The Duchess
Times were tough for 18th century English ladies. They were essentially chattels. They couldn't inherit property and thereby achieve financial independence or escape the necessity of marriage. They wouldn't get the vote until more than a century later. And, if they were like Georgiana Spencer, the Duchess of Devonshire, the fine clothing and palatial homes were little consolation for the indifference and tomcatting of their husbands. Or so we are to think in The Duchess, in which poor little rich girl Georgiana (Keira Knightley) longs for a husband who takes her seriously, and, you know, talks to her once in a while. Instead, the Duke (Ralph Fiennes) is an incurious dullard who can't keep his pantaloons on around the scullery maids, and whose only interest in his teenage wife is in using her for breeding stock. Her unsympathetic mother (Charlotte Rampling) advises her daughter (as Queen Victoria is alleged to have later told her own daughter) to close her eyes and think of England.
Georgiana gives the Duke children, but not the right sort for his particular needs -- he's interested only in producing a male heir, and is getting pretty desperate about the whole thing. Apparently life is demanding for 18th century English gentlemen too, however ungentlemanly they might be. Georgiana's only solace is that she is the toast of the town, a fashion icon, a woman whom other men fawn over, the people's princess. Remind you of any other sad ladies named Spencer?
The Duchess urges us to feel sorry for Georgiana, while at the same time oohing and aahing at all the grand architecture and lovely frocks. The Duke, though a little too sadistic and unpitying himself to be entirely sympathetic, is, as Fiennes portrays him, an arrogant but sad, lonely figure who appears somewhat aware of his own intellectual shortcomings. He knows that his young wife carries a torch for the more interesting, rabblerousing (and Duchess-arousing) politician Charles Grey (Dominic Cooper). It's tough, however, to feel terribly sorry for a guy who installs his wife's best and only friend (Hayley Atwell) in the family mansion as his live-in mistress (and does even worse to his headstrong but utterly dependent wife). Fiennes just happens to be a much better actor than Knightley, so he's able to work some complexity, nuance and subtext into his character, which makes the Duke more pitiable than he probably looks on paper.
The movie is not otherwise exactly bursting with subtlety or interesting ideas. The Duchess, based on a true story, and more specifically, on Amanda Foreman's biography Georgiana, Duchess of Devonshire, conveys some sense of the emotional emptiness and isolation of life at the top. The pitch for this movie was probably something like "It's Sofia Coppola's Marie Antoinette crossed with Jane Austen, but with more sex, no humor, and fewer beheadings." There are in fact no beheadings in The Duchess, although a few might have livened up the joint a bit. But the French Revolution was years off (and in a different country) as poor Georgiana underwent her many tribulations.
Director Saul Dibb co-wrote the screenplay with Jeffrey Hatcher and Anders Thomas Jensen.

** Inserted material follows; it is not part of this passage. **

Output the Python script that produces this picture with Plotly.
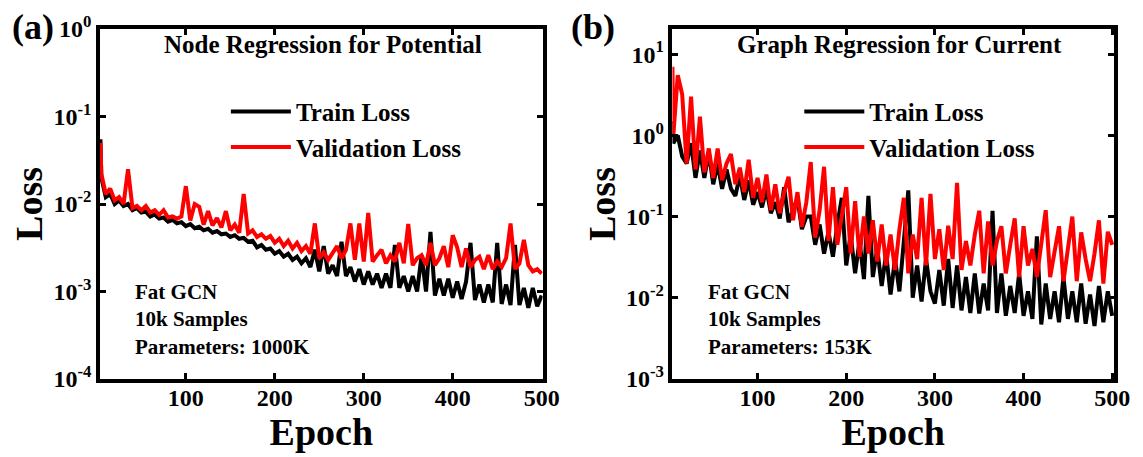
import plotly.graph_objects as go

# ---------------- data ----------------
EPOCHS = [4] + list(range(5, 501, 5))

# (a) Node Regression for Potential
A_TRAIN = [0.055, 0.020, 0.012, 0.013, 0.010, 0.011, 0.0095, 0.010, 0.0085, 0.009,
           0.008, 0.0082, 0.0072, 0.0076, 0.0068, 0.0070, 0.0063, 0.0066, 0.0060, 0.0062,
           0.0056, 0.0059, 0.0053, 0.0055, 0.0050, 0.0052, 0.0047, 0.0049, 0.0045, 0.0046,
           0.0042, 0.0044, 0.0040, 0.0041, 0.0037, 0.0038, 0.0032, 0.0034, 0.0030, 0.0031,
           0.0027, 0.0029, 0.0025, 0.0027, 0.0023, 0.0025, 0.0021, 0.0024, 0.0019, 0.0030,
           0.0017, 0.0033, 0.0016, 0.0020, 0.0015, 0.0037, 0.0015, 0.0019, 0.0013, 0.0018,
           0.0012, 0.0017, 0.0012, 0.0016, 0.0011, 0.0016, 0.0011, 0.0034, 0.0011, 0.0015,
           0.0010, 0.0015, 0.0010, 0.0026, 0.0010, 0.0048, 0.0009, 0.0014, 0.0009, 0.0014,
           0.00085, 0.0013, 0.00082, 0.0013, 0.0036, 0.0008, 0.0012, 0.00075, 0.0012, 0.00075,
           0.0036, 0.00072, 0.0012, 0.0007, 0.0034, 0.0007, 0.0011, 0.00065, 0.0011, 0.00068,
           0.0009]
A_VAL = [0.050, 0.022, 0.013, 0.015, 0.011, 0.012, 0.010, 0.025, 0.009, 0.0095,
         0.0085, 0.0095, 0.008, 0.0085, 0.0075, 0.0085, 0.007, 0.0072, 0.0068, 0.0072,
         0.016, 0.0065, 0.010, 0.0093, 0.0058, 0.0083, 0.0057, 0.0069, 0.0054, 0.0083,
         0.0050, 0.0058, 0.0047, 0.013, 0.0046, 0.0050, 0.0042, 0.0045, 0.0040, 0.0043,
         0.0036, 0.0040, 0.0033, 0.0038, 0.0031, 0.0036, 0.0029, 0.0033, 0.0027, 0.0060,
         0.0024, 0.0028, 0.0023, 0.0028, 0.0033, 0.0024, 0.0030, 0.0060, 0.0023, 0.0060,
         0.0022, 0.0079, 0.0022, 0.0026, 0.0030, 0.0021, 0.0026, 0.0022, 0.0036, 0.0021,
         0.0059, 0.0020, 0.0024, 0.0026, 0.0020, 0.0036, 0.0020, 0.0024, 0.0033, 0.0019,
         0.0044, 0.0032, 0.0019, 0.0031, 0.0019, 0.0023, 0.0025, 0.0018, 0.0026, 0.0018,
         0.0022, 0.0019, 0.0024, 0.0060, 0.0018, 0.0021, 0.0039, 0.0020, 0.0017, 0.0018,
         0.0016]

# (b) Graph Regression for Current
B_TRAIN = [1.5, 0.8, 1.0, 0.55, 0.45, 0.8, 0.30, 0.65, 0.30, 0.62,
           0.25, 0.45, 0.22, 0.38, 0.22, 0.18, 0.32, 0.16, 0.28, 0.14,
           0.20, 0.13, 0.22, 0.11, 0.15, 0.095, 0.23, 0.085, 0.12, 0.17,
           0.07, 0.10, 0.10, 0.045, 0.08, 0.035, 0.065, 0.032, 0.08, 0.17,
           0.025, 0.06, 0.02, 0.05, 0.017, 0.18, 0.018, 0.04, 0.014, 0.035,
           0.011, 0.03, 0.012, 0.05, 0.21, 0.010, 0.025, 0.009, 0.03, 0.012,
           0.0085, 0.022, 0.008, 0.03, 0.0075, 0.025, 0.007, 0.018, 0.0065, 0.02,
           0.0064, 0.015, 0.007, 0.118, 0.0065, 0.02, 0.006, 0.014, 0.0065, 0.02,
           0.006, 0.012, 0.0055, 0.057, 0.0047, 0.015, 0.0055, 0.012, 0.005, 0.018,
           0.0055, 0.012, 0.005, 0.015, 0.0048, 0.011, 0.0045, 0.014, 0.005, 0.012,
           0.006]
B_VAL = [7.0, 1.0, 5.5, 3.2, 0.45, 3.0, 0.38, 1.7, 0.35, 0.69,
         0.30, 0.69, 0.28, 0.45, 0.59, 0.25, 0.40, 0.20, 0.50, 0.17,
         0.30, 0.15, 0.33, 0.12, 0.25, 0.11, 0.20, 0.31, 0.09, 0.20,
         0.075, 0.15, 0.47, 0.055, 0.12, 0.41, 0.05, 0.23, 0.045, 0.10,
         0.23, 0.035, 0.155, 0.032, 0.10, 0.035, 0.09, 0.028, 0.08, 0.025,
         0.06, 0.022, 0.07, 0.17, 0.02, 0.06, 0.03, 0.17, 0.025, 0.19,
         0.03, 0.07, 0.022, 0.077, 0.03, 0.26, 0.022, 0.05, 0.025, 0.06,
         0.118, 0.02, 0.087, 0.025, 0.05, 0.076, 0.02, 0.045, 0.095, 0.018,
         0.076, 0.025, 0.04, 0.018, 0.05, 0.12, 0.018, 0.04, 0.076, 0.016,
         0.04, 0.10, 0.016, 0.064, 0.03, 0.016, 0.035, 0.09, 0.015, 0.065,
         0.045]

X_TICKS = [100, 200, 300, 400, 500]
A_YTICKS = [1e-4, 1e-3, 1e-2, 1e-1, 1]
A_YTEXT = ["10<sup>-4</sup>", "10<sup>-3</sup>", "10<sup>-2</sup>", "10<sup>-1</sup>", "10<sup>0</sup>"]
B_YTICKS = [1e-3, 1e-2, 1e-1, 1, 10]
B_YTEXT = ["10<sup>-3</sup>", "10<sup>-2</sup>", "10<sup>-1</sup>", "10<sup>0</sup>", "10<sup>1</sup>"]

FONT = "Liberation Serif"
W, H = 1143, 457
ML, MR, MT, MB = 100, 28, 22, 78
PW = W - ML - MR
PH = H - MT - MB


def px(x):
    return (x - ML) / PW


def py(y):
    return (H - MB - y) / PH


fig = go.Figure()

for xa, ya, tr, va, lg in [("x", "y", A_TRAIN, A_VAL, "legend"),
                           ("x2", "y2", B_TRAIN, B_VAL, "legend2")]:
    fig.add_trace(go.Scatter(x=EPOCHS, y=tr, mode="lines", name="Train Loss",
                             line=dict(color="black", width=4),
                             xaxis=xa, yaxis=ya, legend=lg))
    fig.add_trace(go.Scatter(x=EPOCHS, y=va, mode="lines", name="Validation Loss",
                             line=dict(color="#ff0000", width=4),
                             xaxis=xa, yaxis=ya, legend=lg))

axis_common = dict(showline=True, linecolor="black", linewidth=3.5, mirror="ticks",
                   ticks="inside", ticklen=6, tickwidth=2.5, tickcolor="black",
                   showgrid=False, zeroline=False,
                   tickfont=dict(family=FONT, size=24, color="black", weight="bold"))

xtitle = dict(text="Epoch", font=dict(family=FONT, size=38, color="black", weight="bold"),
              standoff=0)
ytitle = dict(text="Loss", font=dict(family=FONT, size=38, color="black", weight="bold"),
              standoff=0)

left_dom = [0, px(543)]
right_dom = [px(673), 1]

fig.update_layout(
    width=W, height=H,
    margin=dict(l=ML, r=MR, t=MT, b=MB),
    paper_bgcolor="white", plot_bgcolor="white",
    font=dict(family=FONT, color="black", weight="bold"),
    xaxis=dict(domain=left_dom, range=[3.5, 501], tickvals=X_TICKS, anchor="y",
               title=xtitle, ticklabelstandoff=-6, **axis_common),
    yaxis=dict(domain=[0, 1], type="log", range=[-4, 0], tickvals=A_YTICKS,
               ticktext=A_YTEXT, anchor="x", title=ytitle, **axis_common),
    xaxis2=dict(domain=right_dom, range=[4, 502], tickvals=X_TICKS, anchor="y2",
                title=xtitle, ticklabelstandoff=-6, **axis_common),
    yaxis2=dict(domain=[0, 1], type="log", range=[-3, 1.31], tickvals=B_YTICKS,
                ticktext=B_YTEXT, anchor="x2", title=ytitle, **axis_common),
    legend=dict(x=px(226), y=py(83), xanchor="left", yanchor="top", itemwidth=60,
                bgcolor="rgba(0,0,0,0)", tracegroupgap=0,
                font=dict(family=FONT, size=25, color="black", weight="bold")),
    legend2=dict(x=px(800), y=py(83), xanchor="left", yanchor="top", itemwidth=60,
                 bgcolor="rgba(0,0,0,0)", tracegroupgap=0,
                 font=dict(family=FONT, size=25, color="black", weight="bold")),
    showlegend=True,
)

ann_font = dict(family=FONT, size=25, color="black", weight="bold")
info_font = dict(family=FONT, size=21, color="black", weight="bold")
label_font = dict(family=FONT, size=36, color="black", weight="bold")

fig.add_annotation(x=px(323), y=py(38), xref="paper", yref="paper", showarrow=False,
                   text="Node Regression for Potential", font=ann_font,
                   xanchor="center", yanchor="middle")
fig.add_annotation(x=px(900), y=py(38), xref="paper", yref="paper", showarrow=False,
                   text="Graph Regression for Current", font=ann_font,
                   xanchor="center", yanchor="middle")
fig.add_annotation(x=px(133), y=py(318), xref="paper", yref="paper", showarrow=False,
                   text="Fat GCN<br>10k Samples<br>Parameters: 1000K", font=info_font,
                   xanchor="left", yanchor="middle", align="left")
fig.add_annotation(x=px(707), y=py(318), xref="paper", yref="paper", showarrow=False,
                   text="Fat GCN<br>10k Samples<br>Parameters: 153K", font=info_font,
                   xanchor="left", yanchor="middle", align="left")
fig.add_annotation(x=px(33), y=py(20), xref="paper", yref="paper", showarrow=False,
                   text="(a)", font=label_font, xanchor="center", yanchor="middle")
fig.add_annotation(x=px(593), y=py(20), xref="paper", yref="paper", showarrow=False,
                   text="(b)", font=label_font, xanchor="center", yanchor="middle")

fig.write_html("out.html", config={"displayModeBar": False},
               post_script="document.body.style.margin='0';document.body.style.padding='0';")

The Duchess is a very picturesque film, but it's one that doesn't stray far from the obvious in telling Georgiana's story. A moment of great tragedy for the young Duchess is played out on an isolated, windswept, muddy road -- true to history, perhaps, but how much more interesting it would have been if it had taken place on one of those gorgeous, grassy, sunlit lawns where Georgiana spends her carefree, happy moments. Georgiana's story isn't well-served by the pedestrian treatment it gets in The Duchess. The movie emphasizes surface appearance -- Knightley's striking face, her lavish costumes and towering wigs, and the ornate, marble-licious architecture -- without bothering to dig very much below the surface. This makes the proportions of the story far less than tragic. Unhappy, untidy, and occasionally unusual, but nothing to get terribly worked up about.